> _Problem to solve_
Transcribe the material verbatim in full; the pictures do not belong in the copy.

> _Source excerpt_
* begin *

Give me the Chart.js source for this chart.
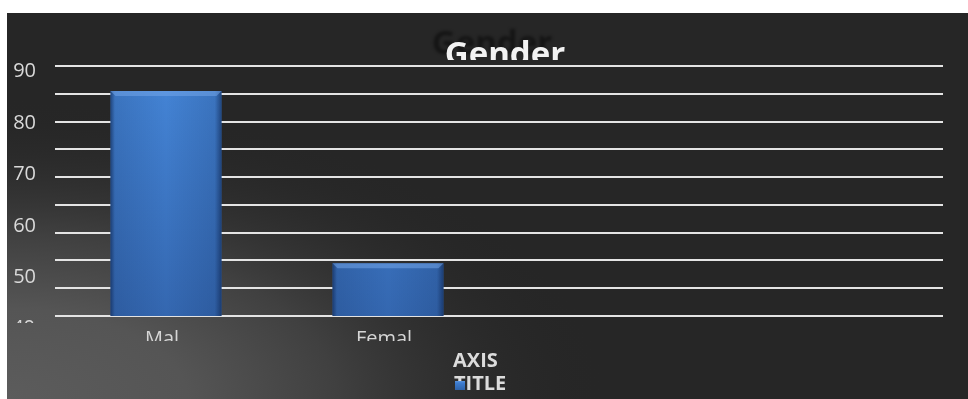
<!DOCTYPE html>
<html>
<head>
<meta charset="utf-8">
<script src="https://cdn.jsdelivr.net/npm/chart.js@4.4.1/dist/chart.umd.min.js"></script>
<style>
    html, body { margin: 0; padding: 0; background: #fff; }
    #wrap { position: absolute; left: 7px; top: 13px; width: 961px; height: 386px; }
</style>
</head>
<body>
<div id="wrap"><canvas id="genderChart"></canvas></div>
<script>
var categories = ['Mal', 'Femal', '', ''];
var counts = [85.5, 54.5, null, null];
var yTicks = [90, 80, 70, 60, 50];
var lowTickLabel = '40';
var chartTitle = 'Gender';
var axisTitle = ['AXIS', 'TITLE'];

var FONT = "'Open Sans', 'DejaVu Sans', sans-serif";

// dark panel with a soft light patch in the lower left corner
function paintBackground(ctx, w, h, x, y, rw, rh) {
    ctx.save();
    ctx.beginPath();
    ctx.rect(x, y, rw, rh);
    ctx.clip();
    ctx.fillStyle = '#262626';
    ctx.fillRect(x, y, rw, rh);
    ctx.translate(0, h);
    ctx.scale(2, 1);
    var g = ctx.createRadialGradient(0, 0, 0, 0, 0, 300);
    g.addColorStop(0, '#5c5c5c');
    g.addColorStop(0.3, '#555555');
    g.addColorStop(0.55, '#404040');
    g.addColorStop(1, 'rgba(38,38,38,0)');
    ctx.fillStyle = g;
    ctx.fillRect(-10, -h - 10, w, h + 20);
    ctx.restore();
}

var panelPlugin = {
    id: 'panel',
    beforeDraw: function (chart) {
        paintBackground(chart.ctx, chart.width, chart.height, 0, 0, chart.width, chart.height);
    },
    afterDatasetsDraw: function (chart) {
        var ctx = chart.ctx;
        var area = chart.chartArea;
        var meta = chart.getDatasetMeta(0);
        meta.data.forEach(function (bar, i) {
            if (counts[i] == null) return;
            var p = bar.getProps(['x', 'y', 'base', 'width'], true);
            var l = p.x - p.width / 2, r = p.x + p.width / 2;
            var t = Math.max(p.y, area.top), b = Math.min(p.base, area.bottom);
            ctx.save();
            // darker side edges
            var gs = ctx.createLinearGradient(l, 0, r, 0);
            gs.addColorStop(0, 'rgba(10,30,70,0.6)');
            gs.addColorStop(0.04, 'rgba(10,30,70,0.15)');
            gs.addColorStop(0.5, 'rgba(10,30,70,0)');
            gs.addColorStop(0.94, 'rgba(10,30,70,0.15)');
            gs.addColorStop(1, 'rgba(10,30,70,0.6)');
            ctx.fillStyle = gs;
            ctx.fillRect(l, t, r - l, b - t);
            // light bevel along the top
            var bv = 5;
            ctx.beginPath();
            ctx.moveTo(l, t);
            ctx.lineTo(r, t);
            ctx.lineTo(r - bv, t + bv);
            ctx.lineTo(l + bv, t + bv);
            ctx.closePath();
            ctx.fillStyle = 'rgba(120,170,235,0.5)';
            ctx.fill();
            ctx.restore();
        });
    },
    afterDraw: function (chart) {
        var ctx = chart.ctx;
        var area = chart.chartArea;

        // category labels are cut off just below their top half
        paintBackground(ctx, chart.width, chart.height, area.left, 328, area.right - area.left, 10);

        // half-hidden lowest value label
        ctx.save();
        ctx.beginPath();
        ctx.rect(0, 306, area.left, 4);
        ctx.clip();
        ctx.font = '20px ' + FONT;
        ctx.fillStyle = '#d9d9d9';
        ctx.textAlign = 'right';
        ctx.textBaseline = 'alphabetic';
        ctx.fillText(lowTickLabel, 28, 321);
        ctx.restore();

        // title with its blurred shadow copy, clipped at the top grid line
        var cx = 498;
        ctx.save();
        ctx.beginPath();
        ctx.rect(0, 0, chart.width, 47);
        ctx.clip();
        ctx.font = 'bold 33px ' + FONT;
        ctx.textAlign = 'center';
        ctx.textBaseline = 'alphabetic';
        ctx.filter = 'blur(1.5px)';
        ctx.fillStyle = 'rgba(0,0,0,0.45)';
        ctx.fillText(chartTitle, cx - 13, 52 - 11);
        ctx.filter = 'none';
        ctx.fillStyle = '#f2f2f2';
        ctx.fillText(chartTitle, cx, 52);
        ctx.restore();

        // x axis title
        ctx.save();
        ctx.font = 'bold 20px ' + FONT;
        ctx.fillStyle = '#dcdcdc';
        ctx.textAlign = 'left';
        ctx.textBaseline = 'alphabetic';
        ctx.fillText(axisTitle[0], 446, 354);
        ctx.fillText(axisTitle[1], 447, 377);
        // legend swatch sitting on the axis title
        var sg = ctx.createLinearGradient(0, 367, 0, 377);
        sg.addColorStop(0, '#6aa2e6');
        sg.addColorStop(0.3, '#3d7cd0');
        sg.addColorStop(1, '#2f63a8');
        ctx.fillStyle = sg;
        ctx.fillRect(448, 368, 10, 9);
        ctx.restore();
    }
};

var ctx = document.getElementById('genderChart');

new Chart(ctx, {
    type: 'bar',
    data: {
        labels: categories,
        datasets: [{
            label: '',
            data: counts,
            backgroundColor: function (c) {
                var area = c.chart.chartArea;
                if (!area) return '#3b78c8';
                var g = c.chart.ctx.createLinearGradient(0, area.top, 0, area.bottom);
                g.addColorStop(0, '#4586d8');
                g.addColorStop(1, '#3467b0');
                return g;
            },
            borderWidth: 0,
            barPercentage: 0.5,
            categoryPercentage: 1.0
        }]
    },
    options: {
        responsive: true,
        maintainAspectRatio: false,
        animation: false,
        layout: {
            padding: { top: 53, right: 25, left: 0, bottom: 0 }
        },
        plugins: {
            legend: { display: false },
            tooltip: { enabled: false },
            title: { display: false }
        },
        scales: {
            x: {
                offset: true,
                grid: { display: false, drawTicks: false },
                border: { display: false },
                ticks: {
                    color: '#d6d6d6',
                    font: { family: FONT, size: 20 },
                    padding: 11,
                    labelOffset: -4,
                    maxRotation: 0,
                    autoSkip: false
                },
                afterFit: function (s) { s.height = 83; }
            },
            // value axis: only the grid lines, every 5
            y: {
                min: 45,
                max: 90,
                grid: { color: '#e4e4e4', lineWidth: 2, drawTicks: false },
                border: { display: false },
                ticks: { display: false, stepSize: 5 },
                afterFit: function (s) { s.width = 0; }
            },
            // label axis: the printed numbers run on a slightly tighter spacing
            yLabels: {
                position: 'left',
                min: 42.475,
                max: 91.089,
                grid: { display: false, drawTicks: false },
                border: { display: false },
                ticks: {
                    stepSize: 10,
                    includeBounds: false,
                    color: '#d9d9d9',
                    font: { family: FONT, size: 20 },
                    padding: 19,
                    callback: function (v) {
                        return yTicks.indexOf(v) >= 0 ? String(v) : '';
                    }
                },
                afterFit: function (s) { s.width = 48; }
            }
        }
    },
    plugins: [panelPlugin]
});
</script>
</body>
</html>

* end *

> _Exercise solution_
Give me the Chart.js source for this chart.
<!DOCTYPE html>
<html>
<head>
<meta charset="utf-8">
<script src="https://cdn.jsdelivr.net/npm/chart.js@4.4.1/dist/chart.umd.min.js"></script>
<style>
    html, body { margin: 0; padding: 0; background: #fff; }
    #wrap { position: absolute; left: 7px; top: 13px; width: 961px; height: 386px; }
</style>
</head>
<body>
<div id="wrap"><canvas id="genderChart"></canvas></div>
<script>
var categories = ['Mal', 'Femal', '', ''];
var counts = [85.5, 54.5, null, null];
var yTicks = [90, 80, 70, 60, 50];
var lowTickLabel = '40';
var chartTitle = 'Gender';
var axisTitle = ['AXIS', 'TITLE'];

var FONT = "'Open Sans', 'DejaVu Sans', sans-serif";

// dark panel with a soft light patch in the lower left corner
function paintBackground(ctx, w, h, x, y, rw, rh) {
    ctx.save();
    ctx.beginPath();
    ctx.rect(x, y, rw, rh);
    ctx.clip();
    ctx.fillStyle = '#262626';
    ctx.fillRect(x, y, rw, rh);
    ctx.translate(0, h);
    ctx.scale(2, 1);
    var g = ctx.createRadialGradient(0, 0, 0, 0, 0, 300);
    g.addColorStop(0, '#5c5c5c');
    g.addColorStop(0.3, '#555555');
    g.addColorStop(0.55, '#404040');
    g.addColorStop(1, 'rgba(38,38,38,0)');
    ctx.fillStyle = g;
    ctx.fillRect(-10, -h - 10, w, h + 20);
    ctx.restore();
}

var panelPlugin = {
    id: 'panel',
    beforeDraw: function (chart) {
        paintBackground(chart.ctx, chart.width, chart.height, 0, 0, chart.width, chart.height);
    },
    afterDatasetsDraw: function (chart) {
        var ctx = chart.ctx;
        var area = chart.chartArea;
        var meta = chart.getDatasetMeta(0);
        meta.data.forEach(function (bar, i) {
            if (counts[i] == null) return;
            var p = bar.getProps(['x', 'y', 'base', 'width'], true);
            var l = p.x - p.width / 2, r = p.x + p.width / 2;
            var t = Math.max(p.y, area.top), b = Math.min(p.base, area.bottom);
            ctx.save();
            // darker side edges
            var gs = ctx.createLinearGradient(l, 0, r, 0);
            gs.addColorStop(0, 'rgba(10,30,70,0.6)');
            gs.addColorStop(0.04, 'rgba(10,30,70,0.15)');
            gs.addColorStop(0.5, 'rgba(10,30,70,0)');
            gs.addColorStop(0.94, 'rgba(10,30,70,0.15)');
            gs.addColorStop(1, 'rgba(10,30,70,0.6)');
            ctx.fillStyle = gs;
            ctx.fillRect(l, t, r - l, b - t);
            // light bevel along the top
            var bv = 5;
            ctx.beginPath();
            ctx.moveTo(l, t);
            ctx.lineTo(r, t);
            ctx.lineTo(r - bv, t + bv);
            ctx.lineTo(l + bv, t + bv);
            ctx.closePath();
            ctx.fillStyle = 'rgba(120,170,235,0.5)';
            ctx.fill();
            ctx.restore();
        });
    },
    afterDraw: function (chart) {
        var ctx = chart.ctx;
        var area = chart.chartArea;

        // category labels are cut off just below their top half
        paintBackground(ctx, chart.width, chart.height, area.left, 328, area.right - area.left, 10);

        // half-hidden lowest value label
        ctx.save();
        ctx.beginPath();
        ctx.rect(0, 306, area.left, 4);
        ctx.clip();
        ctx.font = '20px ' + FONT;
        ctx.fillStyle = '#d9d9d9';
        ctx.textAlign = 'right';
        ctx.textBaseline = 'alphabetic';
        ctx.fillText(lowTickLabel, 28, 321);
        ctx.restore();

        // title with its blurred shadow copy, clipped at the top grid line
        var cx = 498;
        ctx.save();
        ctx.beginPath();
        ctx.rect(0, 0, chart.width, 47);
        ctx.clip();
        ctx.font = 'bold 33px ' + FONT;
        ctx.textAlign = 'center';
        ctx.textBaseline = 'alphabetic';
        ctx.filter = 'blur(1.5px)';
        ctx.fillStyle = 'rgba(0,0,0,0.45)';
        ctx.fillText(chartTitle, cx - 13, 52 - 11);
        ctx.filter = 'none';
        ctx.fillStyle = '#f2f2f2';
        ctx.fillText(chartTitle, cx, 52);
        ctx.restore();

        // x axis title
        ctx.save();
        ctx.font = 'bold 20px ' + FONT;
        ctx.fillStyle = '#dcdcdc';
        ctx.textAlign = 'left';
        ctx.textBaseline = 'alphabetic';
        ctx.fillText(axisTitle[0], 446, 354);
        ctx.fillText(axisTitle[1], 447, 377);
        // legend swatch sitting on the axis title
        var sg = ctx.createLinearGradient(0, 367, 0, 377);
        sg.addColorStop(0, '#6aa2e6');
        sg.addColorStop(0.3, '#3d7cd0');
        sg.addColorStop(1, '#2f63a8');
        ctx.fillStyle = sg;
        ctx.fillRect(448, 368, 10, 9);
        ctx.restore();
    }
};

var ctx = document.getElementById('genderChart');

new Chart(ctx, {
    type: 'bar',
    data: {
        labels: categories,
        datasets: [{
            label: '',
            data: counts,
            backgroundColor: function (c) {
                var area = c.chart.chartArea;
                if (!area) return '#3b78c8';
                var g = c.chart.ctx.createLinearGradient(0, area.top, 0, area.bottom);
                g.addColorStop(0, '#4586d8');
                g.addColorStop(1, '#3467b0');
                return g;
            },
            borderWidth: 0,
            barPercentage: 0.5,
            categoryPercentage: 1.0
        }]
    },
    options: {
        responsive: true,
        maintainAspectRatio: false,
        animation: false,
        layout: {
            padding: { top: 53, right: 25, left: 0, bottom: 0 }
        },
        plugins: {
            legend: { display: false },
            tooltip: { enabled: false },
            title: { display: false }
        },
        scales: {
            x: {
                offset: true,
                grid: { display: false, drawTicks: false },
                border: { display: false },
                ticks: {
                    color: '#d6d6d6',
                    font: { family: FONT, size: 20 },
                    padding: 11,
                    labelOffset: -4,
                    maxRotation: 0,
                    autoSkip: false
                },
                afterFit: function (s) { s.height = 83; }
            },
            // value axis: only the grid lines, every 5
            y: {
                min: 45,
                max: 90,
                grid: { color: '#e4e4e4', lineWidth: 2, drawTicks: false },
                border: { display: false },
                ticks: { display: false, stepSize: 5 },
                afterFit: function (s) { s.width = 0; }
            },
            // label axis: the printed numbers run on a slightly tighter spacing
            yLabels: {
                position: 'left',
                min: 42.475,
                max: 91.089,
                grid: { display: false, drawTicks: false },
                border: { display: false },
                ticks: {
                    stepSize: 10,
                    includeBounds: false,
                    color: '#d9d9d9',
                    font: { family: FONT, size: 20 },
                    padding: 19,
                    callback: function (v) {
                        return yTicks.indexOf(v) >= 0 ? String(v) : '';
                    }
                },
                afterFit: function (s) { s.width = 48; }
            }
        }
    },
    plugins: [panelPlugin]
});
</script>
</body>
</html>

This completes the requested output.